Here are a few examples of speaking or not speaking to expectations:
(Self-Indulgent Version)
“You know what? I’m quitting the law firm on Monday and going to cash in my stock to start a business of my own. I’m buying that florist shop on the corner. You’re upset? Why can’t you be happy for me?”
(Tribe-Friendly Version)
“I have an announcement to make. For the last ten
years, I’ve been bringing all of this negative energy to our gatherings. You have become used to my unhappiness with practicing law. So, I’m pursuing work where I can have more freedom and get out of endless, mentally strenuous days. I’m buying that florist shop on the corner and my commitment is to show up to the family with a smile on my face and flowers in my hands.”
(Self-Indulgent Version)
“Profits have been sinking for a long time. So today, we launch a business revolution. All of you are going to bring one actionable innovation to me by the end of the month and we are going to pull out of our nosedive. Now, get back to work.”
(Tribe-Friendly Version)
“Many of you are uncomfortable with the cutbacks and the downturn in the market. I was sad to see so many people leave. But, you are here and you are here for a reason. I am asking that everyone works on one actionable innovation and have it ready by the end of the month. If we create a business revolution, all of us are going to have more to work with, we will have more security, and we will look back on this period as a turning point, one that we remember with pride. My commitment to you is this experience will help all of us grow.”

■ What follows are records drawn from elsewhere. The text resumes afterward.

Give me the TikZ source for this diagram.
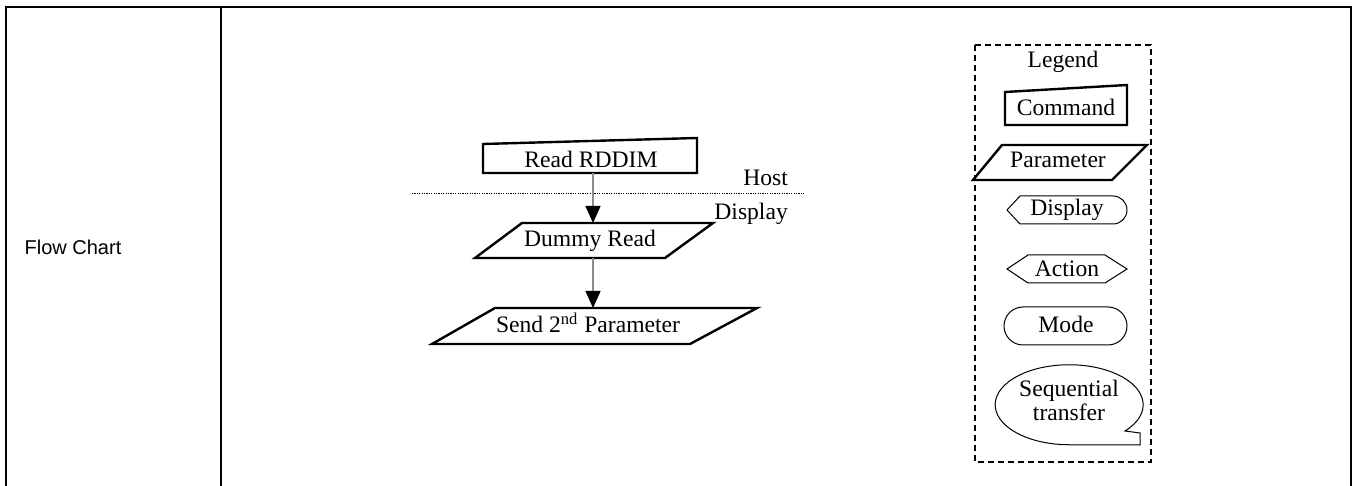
\documentclass[tikz,border=0pt]{standalone}
\usepackage{fontspec}
\setmainfont{Liberation Serif}
\newfontfamily\arialf{Liberation Sans}
\usetikzlibrary{arrows.meta}
\begin{document}
\begin{tikzpicture}[x=0.5pt,y=-0.5pt,
  tbl/.style={line width=0.9pt},
  thickshape/.style={line width=1.2pt,line join=miter},
  thinshape/.style={line width=0.5pt},
  lbl/.style={inner sep=0pt,anchor=base,font=\fontsize{11.8}{13}\selectfont},
  flowarrow/.style={draw=black!45,line width=0.6pt,-{Triangle[length=8.5pt,width=7.5pt,color=black]}},
  legendbox/.style={dashed,dash pattern=on 3pt off 2pt,line width=0.7pt}]
\useasboundingbox (0,0) rectangle (1357,486);
% table
\draw[tbl] (6,486) |- (1351,7) -- (1351,486);
\draw[tbl] (221,7) -- (221,486);
\node[inner sep=0pt,anchor=base,font=\arialf\fontsize{10}{12}\selectfont] (fc) at (73,255) {Flow Chart};
% flow
\draw[thickshape] (483,144) -- (697,138) -- (697,173) -- (483,173) -- cycle;
\node[lbl] (rd) at (591,168) {Read RDDIM};
\draw[line width=0.4pt,dash pattern=on 0.6pt off 0.6pt] (412,193) -- (805,193);
\node[lbl,anchor=base west] (host) at (743,186) {Host};
\node[lbl,anchor=base west] (disp) at (714,220) {Display};
\draw[thickshape] (522,223) -- (713,223) -- (665,258) -- (475,258) -- cycle;
\node[lbl] (dr) at (590,247) {Dummy Read};
\draw[thickshape] (495,308) -- (757,308) -- (690,344) -- (432,344) -- cycle;
\node[lbl] (sp) at (588,333) {Send 2\textsuperscript{nd} Parameter};
\coordinate (rdB) at (593,173);
\coordinate (drT) at (593,223);
\coordinate (drB) at (593,258);
\coordinate (spT) at (593,308);
\draw[flowarrow] (rdB) -- (drT);
\draw[flowarrow] (drB) -- (spT);
% legend
\draw[legendbox] (975,45) rectangle (1151,462);
\node[lbl] (lg) at (1063,68) {Legend};
\draw[thickshape] (1005,92) -- (1127,85) -- (1127,125) -- (1005,125) -- cycle;
\node[lbl] (cmd) at (1066,116) {Command};
\draw[thickshape] (1002,145) -- (1147,145) -- (1112,180) -- (973,180) -- cycle;
\node[lbl] (par) at (1058,168) {Parameter};
\draw[thinshape] (1007,210) -- (1020,196) -- (1113,196) arc[start angle=90,end angle=-90,x radius=7pt,y radius=7pt] -- (1020,224) -- cycle;
\node[lbl] (dsp) at (1067,216) {Display};
\draw[thinshape] (1007,269) -- (1028,255) -- (1105,255) -- (1127,269) -- (1105,283) -- (1028,283) -- cycle;
\node[lbl] (act) at (1067,277) {Action};
\draw[thinshape,rounded corners=9.5pt] (1004,307) rectangle (1127,345);
\node[lbl] (mode) at (1066,333) {Mode};
\draw[thinshape] (1125,431) arc[start angle=-41,end angle=270,x radius=37pt,y radius=20pt] -- (1140,445) -- (1140,433) -- cycle;
\node[lbl] (seq) at (1069,397) {Sequential};
\node[lbl] (tr) at (1069,421) {transfer};
\end{tikzpicture}
\end{document}
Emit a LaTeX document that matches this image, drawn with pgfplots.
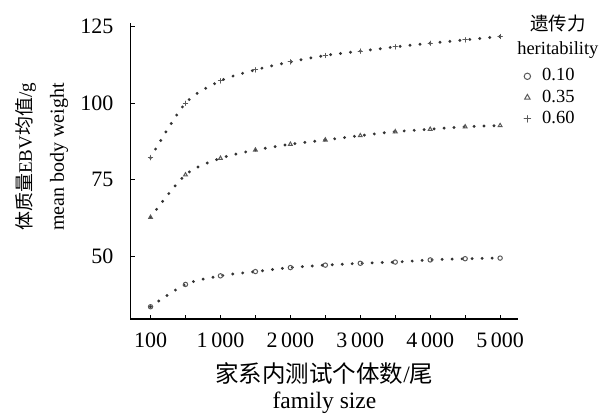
\documentclass[border=0pt]{standalone}
\usepackage{fontspec}
\setmainfont{Liberation Serif}
\newfontfamily\cjk{Noto Sans CJK SC}
\usepackage{pgfplots}
\pgfplotsset{compat=1.18}
\begin{document}
\begin{tikzpicture}
\useasboundingbox (-65.25bp,-48bp) rectangle (240.75bp,159.5bp);
\begin{axis}[
  scale only axis, width=193.9bp, height=147.85bp,
  xmin=-0.573, xmax=10.52, ymin=29.5, ymax=126.1,
  axis x line*=bottom, axis y line*=left,
  axis line style={line width=0.6pt, black},
  tick align=inside, major tick length=2.2bp,
  tick style={line width=0.6pt, black},
  xtick={0,...,10},
  xticklabels={100,,1\,000,,2\,000,,3\,000,,4\,000,,5\,000},
  ytick={50,75,100,125}, yticklabels={50,75,100,125},
  ticklabel style={font=\fontsize{11bp}{13bp}\selectfont},
  xticklabel style={yshift=-3.3bp},
  yticklabel style={xshift=-5bp},
  xlabel={{\cjk 家系内测试个体数}/{\cjk 尾}\\family size},
  xlabel style={at={(axis description cs:0.5,-0.233)}, anchor=center, align=center,
    font=\fontsize{11.75bp}{13bp}\selectfont},
  ylabel={{\fontsize{9.5bp}{16bp}\selectfont{\cjk 体质量}EBV{\cjk 均值}/g}\\mean body weight},
  ylabel style={at={(axis description cs:-0.228,0.548)}, anchor=center, align=center,
    font=\fontsize{10bp}{16bp}\selectfont},
  dotline/.style={black!80, line width=1.6bp, line cap=round,
    dash pattern=on 0pt off 5bp, smooth, mark size=1.1pt,
    mark options={solid, line width=0.5pt, black!65}},
  legend image code/.code={\path (-1.8pt,0pt) (6bp,0pt); \draw[#1] plot[only marks, mark size=1.6pt] coordinates {(0pt,0pt)};},
  legend style={at={(axis description cs:1.009,0.852)}, anchor=north west,
    draw=none, fill=none, inner sep=0pt, row sep=1.8bp,
    font=\fontsize{9.25bp}{10bp}\selectfont, nodes={inner sep=0.6bp}},
  legend cell align=left,
  clip=false,
]
\addplot[dotline, mark=o] coordinates {(0,33.5)(1,40.8)(2,43.6)(3,45.0)(4,46.3)(5,47.1)(6,47.7)(7,48.1)(8,48.8)(9,49.2)(10,49.4)};
\addlegendentry{0.10}
\addplot[dotline, mark=triangle] coordinates {(0,62.7)(1,76.6)(2,82.0)(3,84.7)(4,86.6)(5,88.0)(6,89.4)(7,90.7)(8,91.5)(9,92.3)(10,92.7)};
\addlegendentry{0.35}
\addplot[dotline, mark=+] coordinates {(0,82.2)(1,100.0)(2,107.3)(3,110.9)(4,113.5)(5,115.6)(6,117.0)(7,118.4)(8,119.6)(9,120.7)(10,121.8)};
\addlegendentry{0.60}
\node[align=center, font=\fontsize{9.25bp}{12bp}\selectfont] at (axis description cs:1.102,0.955) {{\cjk 遗传力}\\heritability};
\end{axis}
\end{tikzpicture}
\end{document}
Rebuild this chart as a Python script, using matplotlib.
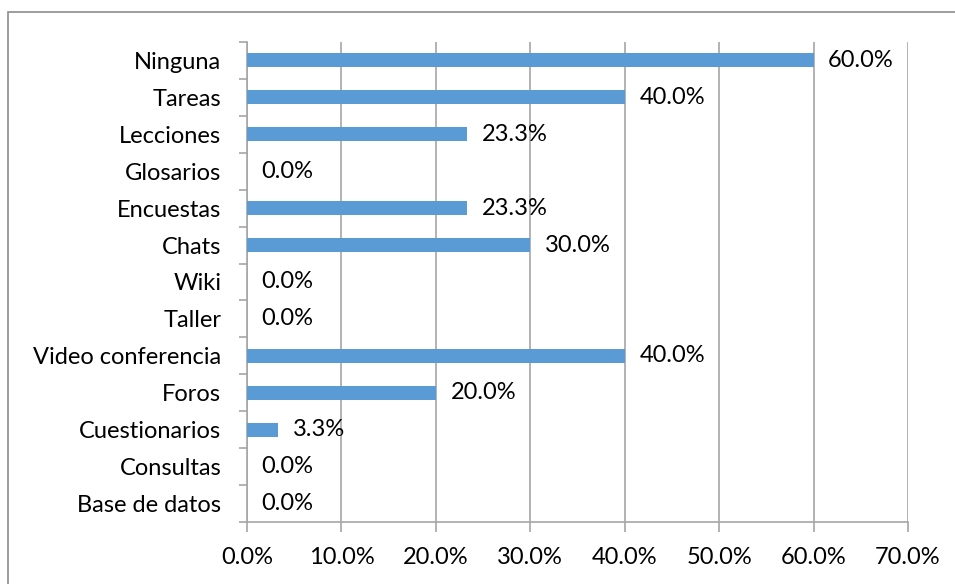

The problem that many of us have with change is that we don’t really think about the impact and the influence of tribes on our decisions and commitments, especially when it involves a change in the tribe’s beliefs. Sometimes, we hide the commitment so we don’t have to deal with the pushback. Often, a colleague is sitting right next to coworkers, withholding a breakthrough because he is concerned with the cynicism and contempt that would get showered on him for speaking up.